**PROBLEM TO WORK ON:** Begin with the first line of the entries below and reproduce each line exactly, ending with the line that holds "(mort) at (445,572)".

Start TASK MATERIAL

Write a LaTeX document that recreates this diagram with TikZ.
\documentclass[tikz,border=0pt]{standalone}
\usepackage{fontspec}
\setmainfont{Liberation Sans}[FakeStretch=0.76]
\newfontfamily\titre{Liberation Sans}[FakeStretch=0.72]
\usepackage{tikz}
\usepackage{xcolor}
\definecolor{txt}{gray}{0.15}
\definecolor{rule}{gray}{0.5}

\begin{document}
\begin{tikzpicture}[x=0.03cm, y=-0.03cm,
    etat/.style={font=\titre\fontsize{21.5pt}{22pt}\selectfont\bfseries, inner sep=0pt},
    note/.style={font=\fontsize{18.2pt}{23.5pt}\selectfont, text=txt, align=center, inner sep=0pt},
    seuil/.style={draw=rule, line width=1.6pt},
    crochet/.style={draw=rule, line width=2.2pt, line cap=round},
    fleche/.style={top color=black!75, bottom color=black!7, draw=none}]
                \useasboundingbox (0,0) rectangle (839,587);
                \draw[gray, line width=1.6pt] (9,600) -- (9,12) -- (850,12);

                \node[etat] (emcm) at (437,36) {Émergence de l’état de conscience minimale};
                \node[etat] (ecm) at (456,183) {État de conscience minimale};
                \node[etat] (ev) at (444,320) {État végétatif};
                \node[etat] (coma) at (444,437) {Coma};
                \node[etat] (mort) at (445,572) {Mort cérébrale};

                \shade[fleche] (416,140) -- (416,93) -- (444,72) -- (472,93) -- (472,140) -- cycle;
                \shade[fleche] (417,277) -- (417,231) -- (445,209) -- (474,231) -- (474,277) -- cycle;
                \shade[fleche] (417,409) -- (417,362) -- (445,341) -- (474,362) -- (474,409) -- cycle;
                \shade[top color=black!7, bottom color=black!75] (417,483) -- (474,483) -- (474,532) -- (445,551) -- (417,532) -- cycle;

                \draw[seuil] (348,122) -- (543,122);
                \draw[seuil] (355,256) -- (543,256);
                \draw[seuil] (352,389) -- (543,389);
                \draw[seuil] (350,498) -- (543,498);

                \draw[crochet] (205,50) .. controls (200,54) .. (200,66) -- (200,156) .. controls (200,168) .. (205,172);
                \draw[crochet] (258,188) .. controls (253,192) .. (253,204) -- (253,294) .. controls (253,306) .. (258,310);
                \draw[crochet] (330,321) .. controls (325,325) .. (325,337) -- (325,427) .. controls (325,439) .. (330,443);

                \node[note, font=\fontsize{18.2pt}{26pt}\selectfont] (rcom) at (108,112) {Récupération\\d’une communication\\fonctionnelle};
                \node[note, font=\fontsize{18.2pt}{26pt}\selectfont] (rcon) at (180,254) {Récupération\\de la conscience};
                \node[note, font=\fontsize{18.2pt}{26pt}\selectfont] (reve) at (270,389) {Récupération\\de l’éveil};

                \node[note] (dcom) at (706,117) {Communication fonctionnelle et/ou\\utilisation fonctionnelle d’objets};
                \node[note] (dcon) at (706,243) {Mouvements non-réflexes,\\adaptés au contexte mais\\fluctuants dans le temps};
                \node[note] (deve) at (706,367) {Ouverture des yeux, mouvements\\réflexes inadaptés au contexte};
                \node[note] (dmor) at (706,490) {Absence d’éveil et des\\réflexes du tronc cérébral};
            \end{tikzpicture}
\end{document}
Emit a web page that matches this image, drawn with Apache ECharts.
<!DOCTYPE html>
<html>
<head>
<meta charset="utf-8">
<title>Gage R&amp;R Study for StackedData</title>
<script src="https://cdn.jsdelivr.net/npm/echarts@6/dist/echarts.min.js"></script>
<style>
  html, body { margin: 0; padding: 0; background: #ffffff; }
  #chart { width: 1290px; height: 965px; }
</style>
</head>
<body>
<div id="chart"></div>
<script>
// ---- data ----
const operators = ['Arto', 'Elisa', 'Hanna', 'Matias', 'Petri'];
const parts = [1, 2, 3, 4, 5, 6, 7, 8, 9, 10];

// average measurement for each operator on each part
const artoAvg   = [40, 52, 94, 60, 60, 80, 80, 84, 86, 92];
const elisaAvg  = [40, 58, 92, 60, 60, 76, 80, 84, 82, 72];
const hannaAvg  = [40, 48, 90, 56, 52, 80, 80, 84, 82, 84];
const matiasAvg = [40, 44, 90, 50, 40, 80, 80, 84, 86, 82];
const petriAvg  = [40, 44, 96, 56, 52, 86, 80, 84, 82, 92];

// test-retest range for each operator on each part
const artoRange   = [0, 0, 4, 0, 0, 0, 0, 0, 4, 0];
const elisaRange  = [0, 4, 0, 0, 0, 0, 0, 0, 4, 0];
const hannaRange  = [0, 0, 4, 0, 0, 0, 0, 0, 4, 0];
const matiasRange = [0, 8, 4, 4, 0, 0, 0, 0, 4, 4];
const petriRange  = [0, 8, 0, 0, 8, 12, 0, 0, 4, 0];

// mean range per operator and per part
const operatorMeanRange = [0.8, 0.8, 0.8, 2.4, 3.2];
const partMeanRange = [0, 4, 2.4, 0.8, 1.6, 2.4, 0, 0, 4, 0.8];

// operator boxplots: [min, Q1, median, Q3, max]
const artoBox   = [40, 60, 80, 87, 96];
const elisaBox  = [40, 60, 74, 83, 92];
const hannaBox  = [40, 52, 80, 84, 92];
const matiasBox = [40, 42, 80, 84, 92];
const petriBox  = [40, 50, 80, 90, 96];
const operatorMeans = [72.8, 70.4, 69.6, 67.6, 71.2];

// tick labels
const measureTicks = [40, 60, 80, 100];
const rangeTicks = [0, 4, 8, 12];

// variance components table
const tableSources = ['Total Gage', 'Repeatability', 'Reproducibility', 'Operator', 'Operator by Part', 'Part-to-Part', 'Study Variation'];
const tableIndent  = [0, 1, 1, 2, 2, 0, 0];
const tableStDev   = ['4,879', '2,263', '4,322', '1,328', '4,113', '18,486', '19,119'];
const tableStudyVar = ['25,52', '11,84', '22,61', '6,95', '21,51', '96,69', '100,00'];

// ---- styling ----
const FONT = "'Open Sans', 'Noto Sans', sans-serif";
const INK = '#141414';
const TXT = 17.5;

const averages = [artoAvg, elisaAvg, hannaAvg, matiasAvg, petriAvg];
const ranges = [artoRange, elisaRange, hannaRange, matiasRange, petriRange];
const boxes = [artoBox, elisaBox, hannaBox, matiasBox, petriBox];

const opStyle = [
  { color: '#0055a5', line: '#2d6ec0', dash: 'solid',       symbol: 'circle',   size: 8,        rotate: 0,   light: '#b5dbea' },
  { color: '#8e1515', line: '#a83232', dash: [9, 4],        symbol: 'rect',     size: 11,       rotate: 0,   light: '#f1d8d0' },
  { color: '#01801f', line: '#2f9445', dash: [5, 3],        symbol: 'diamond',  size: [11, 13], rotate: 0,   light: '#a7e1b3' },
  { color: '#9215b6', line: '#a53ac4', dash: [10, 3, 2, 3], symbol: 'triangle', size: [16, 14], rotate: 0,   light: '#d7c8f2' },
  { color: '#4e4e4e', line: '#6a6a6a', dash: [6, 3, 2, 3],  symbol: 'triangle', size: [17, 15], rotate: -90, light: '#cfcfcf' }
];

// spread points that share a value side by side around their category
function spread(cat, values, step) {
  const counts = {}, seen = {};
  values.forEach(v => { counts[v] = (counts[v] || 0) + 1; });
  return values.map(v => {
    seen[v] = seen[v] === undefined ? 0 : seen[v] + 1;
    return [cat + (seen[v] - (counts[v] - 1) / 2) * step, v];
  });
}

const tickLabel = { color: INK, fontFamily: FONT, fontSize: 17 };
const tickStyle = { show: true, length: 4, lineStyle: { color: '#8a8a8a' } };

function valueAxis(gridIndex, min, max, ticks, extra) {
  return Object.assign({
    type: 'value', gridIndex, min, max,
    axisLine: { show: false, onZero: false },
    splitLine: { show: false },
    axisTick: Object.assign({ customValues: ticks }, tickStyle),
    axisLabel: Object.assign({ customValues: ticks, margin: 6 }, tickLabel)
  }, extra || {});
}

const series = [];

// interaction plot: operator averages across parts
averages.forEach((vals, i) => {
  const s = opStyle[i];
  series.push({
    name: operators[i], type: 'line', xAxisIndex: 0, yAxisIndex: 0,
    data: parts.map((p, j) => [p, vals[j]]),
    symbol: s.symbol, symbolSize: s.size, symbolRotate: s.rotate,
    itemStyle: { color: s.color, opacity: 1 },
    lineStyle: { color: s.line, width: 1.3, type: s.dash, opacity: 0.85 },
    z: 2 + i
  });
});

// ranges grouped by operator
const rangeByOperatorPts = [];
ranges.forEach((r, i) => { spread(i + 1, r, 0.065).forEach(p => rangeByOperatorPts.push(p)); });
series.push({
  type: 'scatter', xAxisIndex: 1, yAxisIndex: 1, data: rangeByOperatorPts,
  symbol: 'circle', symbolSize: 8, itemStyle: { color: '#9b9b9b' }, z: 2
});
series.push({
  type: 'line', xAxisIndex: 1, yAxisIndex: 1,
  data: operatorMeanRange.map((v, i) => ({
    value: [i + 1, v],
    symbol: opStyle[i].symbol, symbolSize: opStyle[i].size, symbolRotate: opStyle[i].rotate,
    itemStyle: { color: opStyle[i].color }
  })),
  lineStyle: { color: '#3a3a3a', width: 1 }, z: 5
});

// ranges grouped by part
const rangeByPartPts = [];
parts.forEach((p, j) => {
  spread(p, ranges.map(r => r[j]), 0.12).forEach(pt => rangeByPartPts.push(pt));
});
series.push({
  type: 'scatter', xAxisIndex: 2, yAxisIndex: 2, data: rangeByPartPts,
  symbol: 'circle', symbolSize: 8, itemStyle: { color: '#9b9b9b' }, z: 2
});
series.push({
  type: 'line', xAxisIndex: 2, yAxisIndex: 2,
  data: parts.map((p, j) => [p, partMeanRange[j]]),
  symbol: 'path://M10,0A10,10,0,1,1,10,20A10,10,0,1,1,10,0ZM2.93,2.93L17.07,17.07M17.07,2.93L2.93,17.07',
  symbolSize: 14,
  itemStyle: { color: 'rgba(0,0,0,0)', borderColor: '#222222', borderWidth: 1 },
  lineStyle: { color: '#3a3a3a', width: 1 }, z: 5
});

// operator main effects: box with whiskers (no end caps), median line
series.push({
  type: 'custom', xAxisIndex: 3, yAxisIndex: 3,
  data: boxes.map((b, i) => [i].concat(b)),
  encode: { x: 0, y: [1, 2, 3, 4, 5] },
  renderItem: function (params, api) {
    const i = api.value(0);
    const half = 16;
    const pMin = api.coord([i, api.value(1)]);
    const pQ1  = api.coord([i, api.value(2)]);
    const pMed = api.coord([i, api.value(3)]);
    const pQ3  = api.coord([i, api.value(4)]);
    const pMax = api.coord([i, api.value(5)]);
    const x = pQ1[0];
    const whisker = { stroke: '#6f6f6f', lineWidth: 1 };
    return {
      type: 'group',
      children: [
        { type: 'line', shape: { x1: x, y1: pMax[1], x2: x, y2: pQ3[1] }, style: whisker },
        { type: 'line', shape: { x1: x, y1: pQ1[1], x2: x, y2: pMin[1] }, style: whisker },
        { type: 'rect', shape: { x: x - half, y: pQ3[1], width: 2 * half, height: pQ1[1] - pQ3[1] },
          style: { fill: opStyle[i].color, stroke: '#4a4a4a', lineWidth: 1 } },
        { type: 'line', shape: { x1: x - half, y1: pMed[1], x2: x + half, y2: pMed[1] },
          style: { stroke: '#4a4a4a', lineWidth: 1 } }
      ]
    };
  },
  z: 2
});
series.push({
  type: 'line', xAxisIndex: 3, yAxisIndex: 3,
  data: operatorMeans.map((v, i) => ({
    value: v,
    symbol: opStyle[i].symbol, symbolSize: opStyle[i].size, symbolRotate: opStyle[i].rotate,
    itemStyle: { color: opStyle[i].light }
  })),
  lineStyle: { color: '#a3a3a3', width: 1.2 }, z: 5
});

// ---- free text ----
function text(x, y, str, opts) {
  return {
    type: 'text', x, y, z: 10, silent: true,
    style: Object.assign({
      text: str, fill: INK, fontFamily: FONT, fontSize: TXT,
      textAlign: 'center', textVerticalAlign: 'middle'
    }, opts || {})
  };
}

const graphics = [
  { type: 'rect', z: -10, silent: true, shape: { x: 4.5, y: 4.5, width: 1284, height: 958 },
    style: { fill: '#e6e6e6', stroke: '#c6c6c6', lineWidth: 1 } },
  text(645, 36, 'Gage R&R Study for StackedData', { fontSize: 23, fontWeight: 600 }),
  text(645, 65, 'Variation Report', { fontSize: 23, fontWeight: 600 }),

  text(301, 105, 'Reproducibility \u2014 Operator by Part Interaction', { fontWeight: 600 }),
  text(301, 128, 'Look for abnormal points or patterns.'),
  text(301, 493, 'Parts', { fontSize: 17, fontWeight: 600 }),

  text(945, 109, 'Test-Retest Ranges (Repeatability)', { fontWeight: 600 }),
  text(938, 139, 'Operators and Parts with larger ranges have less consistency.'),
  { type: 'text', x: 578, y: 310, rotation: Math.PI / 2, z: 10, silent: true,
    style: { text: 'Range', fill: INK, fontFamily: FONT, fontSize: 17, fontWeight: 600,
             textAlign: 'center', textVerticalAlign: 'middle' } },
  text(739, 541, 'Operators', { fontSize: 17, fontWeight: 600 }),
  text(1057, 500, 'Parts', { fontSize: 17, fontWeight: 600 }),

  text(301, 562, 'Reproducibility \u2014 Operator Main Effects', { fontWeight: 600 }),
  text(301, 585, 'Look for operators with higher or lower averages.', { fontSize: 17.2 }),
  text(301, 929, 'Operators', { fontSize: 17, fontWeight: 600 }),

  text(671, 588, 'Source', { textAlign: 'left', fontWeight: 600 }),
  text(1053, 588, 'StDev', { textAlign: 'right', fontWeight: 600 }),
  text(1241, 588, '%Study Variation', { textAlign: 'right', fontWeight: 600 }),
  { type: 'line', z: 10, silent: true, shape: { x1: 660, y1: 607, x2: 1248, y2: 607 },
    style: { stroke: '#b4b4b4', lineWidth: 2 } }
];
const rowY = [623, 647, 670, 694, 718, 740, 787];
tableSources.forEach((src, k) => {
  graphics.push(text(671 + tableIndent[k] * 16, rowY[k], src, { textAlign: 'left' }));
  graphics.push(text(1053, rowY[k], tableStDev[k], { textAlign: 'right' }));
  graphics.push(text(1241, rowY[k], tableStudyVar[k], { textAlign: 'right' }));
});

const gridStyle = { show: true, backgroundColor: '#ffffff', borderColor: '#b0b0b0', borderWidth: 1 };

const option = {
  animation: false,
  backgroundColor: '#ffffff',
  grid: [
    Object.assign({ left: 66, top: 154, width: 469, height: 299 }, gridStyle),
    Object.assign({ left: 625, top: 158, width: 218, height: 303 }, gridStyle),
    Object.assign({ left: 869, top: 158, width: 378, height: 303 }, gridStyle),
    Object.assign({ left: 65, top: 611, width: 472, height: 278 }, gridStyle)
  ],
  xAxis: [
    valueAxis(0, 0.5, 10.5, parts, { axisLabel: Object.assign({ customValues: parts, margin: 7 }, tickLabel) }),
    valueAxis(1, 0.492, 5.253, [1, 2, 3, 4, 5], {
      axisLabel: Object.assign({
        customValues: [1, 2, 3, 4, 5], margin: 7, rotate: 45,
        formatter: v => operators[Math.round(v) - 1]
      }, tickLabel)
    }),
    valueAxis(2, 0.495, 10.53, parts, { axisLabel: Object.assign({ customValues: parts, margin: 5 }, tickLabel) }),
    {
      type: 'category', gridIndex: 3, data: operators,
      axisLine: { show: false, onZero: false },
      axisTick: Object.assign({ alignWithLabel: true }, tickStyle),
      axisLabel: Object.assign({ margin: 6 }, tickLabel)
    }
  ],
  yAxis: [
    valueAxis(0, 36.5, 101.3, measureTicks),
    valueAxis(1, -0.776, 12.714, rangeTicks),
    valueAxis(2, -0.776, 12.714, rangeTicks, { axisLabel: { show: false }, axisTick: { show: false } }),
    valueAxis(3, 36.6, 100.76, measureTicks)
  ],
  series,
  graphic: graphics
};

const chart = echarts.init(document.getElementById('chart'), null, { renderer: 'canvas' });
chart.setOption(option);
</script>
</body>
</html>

End TASK MATERIAL

**FINISHED TASK:**
Write a LaTeX document that recreates this diagram with TikZ.
\documentclass[tikz,border=0pt]{standalone}
\usepackage{fontspec}
\setmainfont{Liberation Sans}[FakeStretch=0.76]
\newfontfamily\titre{Liberation Sans}[FakeStretch=0.72]
\usepackage{tikz}
\usepackage{xcolor}
\definecolor{txt}{gray}{0.15}
\definecolor{rule}{gray}{0.5}

\begin{document}
\begin{tikzpicture}[x=0.03cm, y=-0.03cm,
    etat/.style={font=\titre\fontsize{21.5pt}{22pt}\selectfont\bfseries, inner sep=0pt},
    note/.style={font=\fontsize{18.2pt}{23.5pt}\selectfont, text=txt, align=center, inner sep=0pt},
    seuil/.style={draw=rule, line width=1.6pt},
    crochet/.style={draw=rule, line width=2.2pt, line cap=round},
    fleche/.style={top color=black!75, bottom color=black!7, draw=none}]
                \useasboundingbox (0,0) rectangle (839,587);
                \draw[gray, line width=1.6pt] (9,600) -- (9,12) -- (850,12);

                \node[etat] (emcm) at (437,36) {Émergence de l’état de conscience minimale};
                \node[etat] (ecm) at (456,183) {État de conscience minimale};
                \node[etat] (ev) at (444,320) {État végétatif};
                \node[etat] (coma) at (444,437) {Coma};
                \node[etat] (mort) at (445,572) {Mort cérébrale};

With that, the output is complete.